O campo de ação encontra-se na nossa vida quotidiana, em todo o mundo, de um modo particular nos “lugares” que são fronteiras. Alguns estão muito próximos: os nossos medos, fracassos, limitações ou preconceitos. Outros estão mais distantes: a desigualdade, a violência, a guerra, a fome de justiça? As nossas armas não serão outras senão o amor, a fé e a esperança, que o Espírito de Deus, que habita em nós, semeará nos nossos corações. Com estas armas poderemos ser instrumentos eficazes na criação de um mundo mais justo, na construção de uma realidade mais inclusiva, em que todos tenhamos um lugar digno para viver. A construção de um mundo mais equitativo, sem discriminações de qualquer tipo, mais sustentável e em que todas as vozes sejam ouvidas. Tudo isto somos convidados a viver com Ele e como Ele, com fé em Deus e nos seres humanos, com fé na promessa de um mundo em que o amor e a vida tenham a última palavra.

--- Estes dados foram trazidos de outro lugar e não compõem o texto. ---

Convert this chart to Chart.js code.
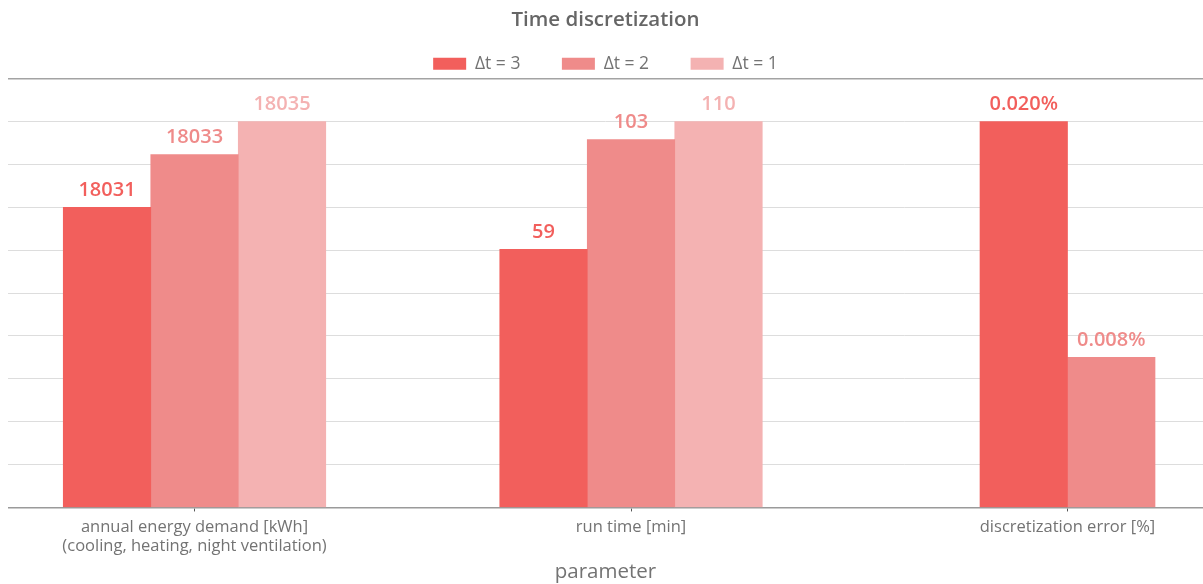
<!DOCTYPE html>
<html>
<head>
<meta charset="utf-8">
<script src="https://cdn.jsdelivr.net/npm/chart.js@4.4.1/dist/chart.umd.min.js"></script>
<style>
  html, body { margin: 0; padding: 0; background: #ffffff; }
  #wrap { position: absolute; left: 8px; top: 0; width: 1195px; height: 584px; }
</style>
</head>
<body>
<div id="wrap"><canvas id="c"></canvas></div>
<script>
// ---- data ----
const categories = [
  ['annual energy demand [kWh]', '(cooling, heating, night ventilation)'],
  'run time [min]',
  'discretization error [%]'
];
const seriesNames = ['Δt = 3', 'Δt = 2', 'Δt = 1'];
// bar heights on the (unlabelled) relative axis, 0..10
const heightsDt3 = [7.0, 6.02, 9.0];
const heightsDt2 = [8.23, 8.58, 3.5];
const heightsDt1 = [9.0, 9.0, null];
// value labels printed above the bars
const labelsDt3 = ['18031', '59', '0.020%'];
const labelsDt2 = ['18033', '103', '0.008%'];
const labelsDt1 = ['18035', '110', null];
const yTicks = [0, 1, 2, 3, 4, 5, 6, 7, 8, 9, 10];

const colors = ['#F25F5C', '#EF8B8A', '#F4B2B2'];
const allHeights = [heightsDt3, heightsDt2, heightsDt1];
const allLabels = [labelsDt3, labelsDt2, labelsDt1];

const datasets = allHeights.map((h, di) => ({
  label: seriesNames[di],
  data: h.map((v, i) => ({ x: i, y: v })),
  backgroundColor: colors[di],
  borderColor: colors[di],
  borderWidth: 0,
  barThickness: 87.5,
  skipNull: true,
  grouped: true
}));

const valueLabels = {
  id: 'valueLabels',
  afterDatasetsDraw(chart) {
    const ctx = chart.ctx;
    ctx.save();
    ctx.font = '600 20px "Open Sans"';
    ctx.textAlign = 'center';
    ctx.textBaseline = 'alphabetic';
    chart.data.datasets.forEach((ds, di) => {
      const meta = chart.getDatasetMeta(di);
      meta.data.forEach((bar, i) => {
        const txt = allLabels[di][i];
        if (txt == null || allHeights[di][i] == null) return;
        ctx.fillStyle = colors[di];
        ctx.fillText(txt, bar.x, bar.y - 11.5);
      });
    });
    ctx.restore();
  }
};

const legendFix = {
  id: 'legendFix',
  beforeLayout(chart) {
    const lg = chart.legend;
    if (lg && !lg._patched) {
      const orig = lg.fit;
      lg.fit = function () { orig.call(this); this.height = 65; };
      lg._patched = true;
    }
  }
};

const textGray = '#737373';

new Chart(document.getElementById('c'), {
  type: 'bar',
  data: { datasets },
  plugins: [legendFix, valueLabels],
  options: {
    responsive: true,
    maintainAspectRatio: false,
    animation: false,
    layout: { padding: 0 },
    plugins: {
      title: {
        display: true,
        text: 'Time discretization',
        color: '#666666',
        font: { family: 'Open Sans', size: 20.5, weight: '600', lineHeight: 1.2 },
        padding: { top: 8, bottom: -19 }
      },
      legend: {
        display: true,
        position: 'top',
        labels: {
          boxWidth: 33,
          boxHeight: 12,
          padding: 41.5,
          color: textGray,
          font: { family: 'Open Sans', size: 17.5 }
        }
      },
      tooltip: { enabled: false }
    },
    scales: {
      x: {
        type: 'linear',
        offset: false,
        min: -0.4273,
        max: 2.3104,
        afterBuildTicks(scale) {
          scale.ticks = categories.map((c, i) => ({ value: i }));
        },
        ticks: {
          autoSkip: false,
          maxRotation: 0,
          minRotation: 0,
          padding: 6,
          color: textGray,
          font: { family: 'Open Sans', size: 16.5, lineHeight: 1.15 },
          callback: (v, i) => categories[i]
        },
        grid: {
          offset: false,
          drawOnChartArea: false,
          drawTicks: true,
          tickLength: 4,
          color: '#555555'
        },
        border: { display: true, color: '#9a9a9a', width: 1.5 },
        title: {
          display: true,
          text: 'parameter',
          color: textGray,
          font: { family: 'Open Sans', size: 20.5, lineHeight: 1.2 },
          padding: { top: -2, bottom: 0 }
        }
      },
      y: {
        min: 0,
        max: 10,
        afterBuildTicks(scale) {
          scale.ticks = yTicks.map(v => ({ value: v }));
        },
        ticks: { display: false },
        grid: {
          drawTicks: false,
          color: c => (c.tick && c.tick.value === 10) ? '#a3a3a3' : '#dddddd',
          lineWidth: c => (c.tick && c.tick.value === 10) ? 1.5 : 1
        },
        border: { display: false }
      }
    }
  }
});
</script>
</body>
</html>
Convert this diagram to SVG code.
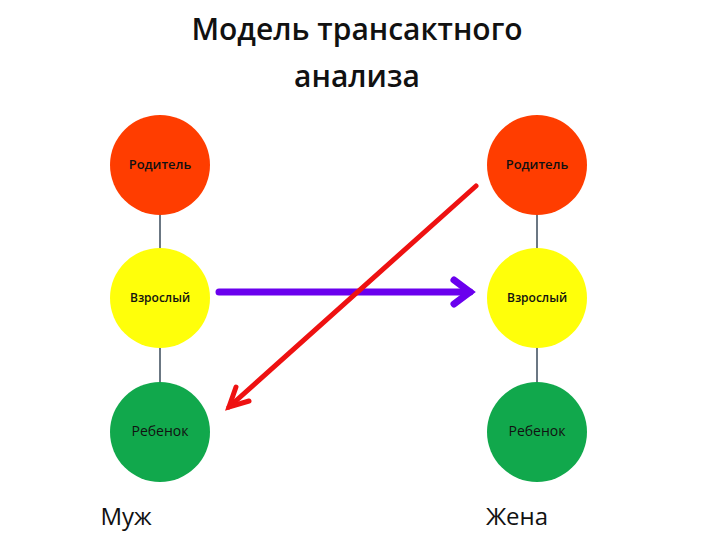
<svg xmlns="http://www.w3.org/2000/svg" width="720" height="540" viewBox="0 0 720 540">
<style>
.t{font-family:"Open Sans","Liberation Sans",sans-serif;fill:#111;text-anchor:middle}
.lnk{stroke:#3a4a5a;stroke-width:1.5}
.title{font-family:"Open Sans","Liberation Sans",sans-serif;font-size:30px;font-weight:600;fill:#111;text-anchor:middle}
</style>
<rect width="720" height="540" fill="#fff"/>
<text class="title" x="357" y="40">Модель трансактного</text>
<text class="title" x="357" y="87">анализа</text>
<g id="connectors">
<line class="lnk" x1="160" y1="214" x2="160" y2="248"/>
<line class="lnk" x1="160" y1="348" x2="160" y2="382"/>
<line class="lnk" x1="537" y1="214" x2="537" y2="248"/>
<line class="lnk" x1="537" y1="348" x2="537" y2="382"/>
<g id="purple-arrow" stroke="#6a00ee" stroke-width="7" fill="none" stroke-linecap="round" stroke-linejoin="miter">
<line x1="219" y1="292" x2="470" y2="292"/>
<polyline points="454,280 470,292 454,304"/>
</g>
<g id="red-arrow" stroke="#ee1111" stroke-width="5" fill="none" stroke-linecap="round">
<line x1="476" y1="186" x2="229" y2="407"/>
<polyline points="236,387 229,407 249,401"/>
</g>
</g>
<g id="p1"><circle cx="160" cy="165" r="50" fill="#ff3d00"/><text class="t" x="160" y="169" font-size="13" font-weight="600">Родитель</text></g>
<g id="a1"><circle cx="160" cy="298" r="50" fill="#ffff0a"/><text class="t" x="160" y="302" font-size="12" font-weight="600">Взрослый</text></g>
<g id="c1"><circle cx="160" cy="432" r="50" fill="#11a84c"/><text class="t" x="160" y="436" font-size="14">Ребенок</text></g>
<g id="p2"><circle cx="537" cy="165" r="50" fill="#ff3d00"/><text class="t" x="537" y="169" font-size="13" font-weight="600">Родитель</text></g>
<g id="a2"><circle cx="537" cy="298" r="50" fill="#ffff0a"/><text class="t" x="537" y="302" font-size="12" font-weight="600">Взрослый</text></g>
<g id="c2"><circle cx="537" cy="432" r="50" fill="#11a84c"/><text class="t" x="537" y="436" font-size="14">Ребенок</text></g>
<text class="t" x="126" y="525" font-size="24" fill="#333">Муж</text>
<text class="t" x="517" y="525" font-size="24" fill="#333">Жена</text>
</svg>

Concluindo, a proposta para este ano letivo é de uma escuta atenta - um apelo e um convite – e de uma resposta generosa a uma missão que não realizamos sozinhos. Perante o perigo de cair num mero voluntarismo efémero, Santo Inácio alerta-nos para a necessidade de olhar e contemplar Jesus, assimilando internamente a sua maneira de ser e estar. É Ele que nos conduzirá às fronteiras. Com Ele poderemos responder com sentido, empenho e profundidade a um chamamento que olha com misericórdia e amor para a nossa fragilidade e vulnerabilidade.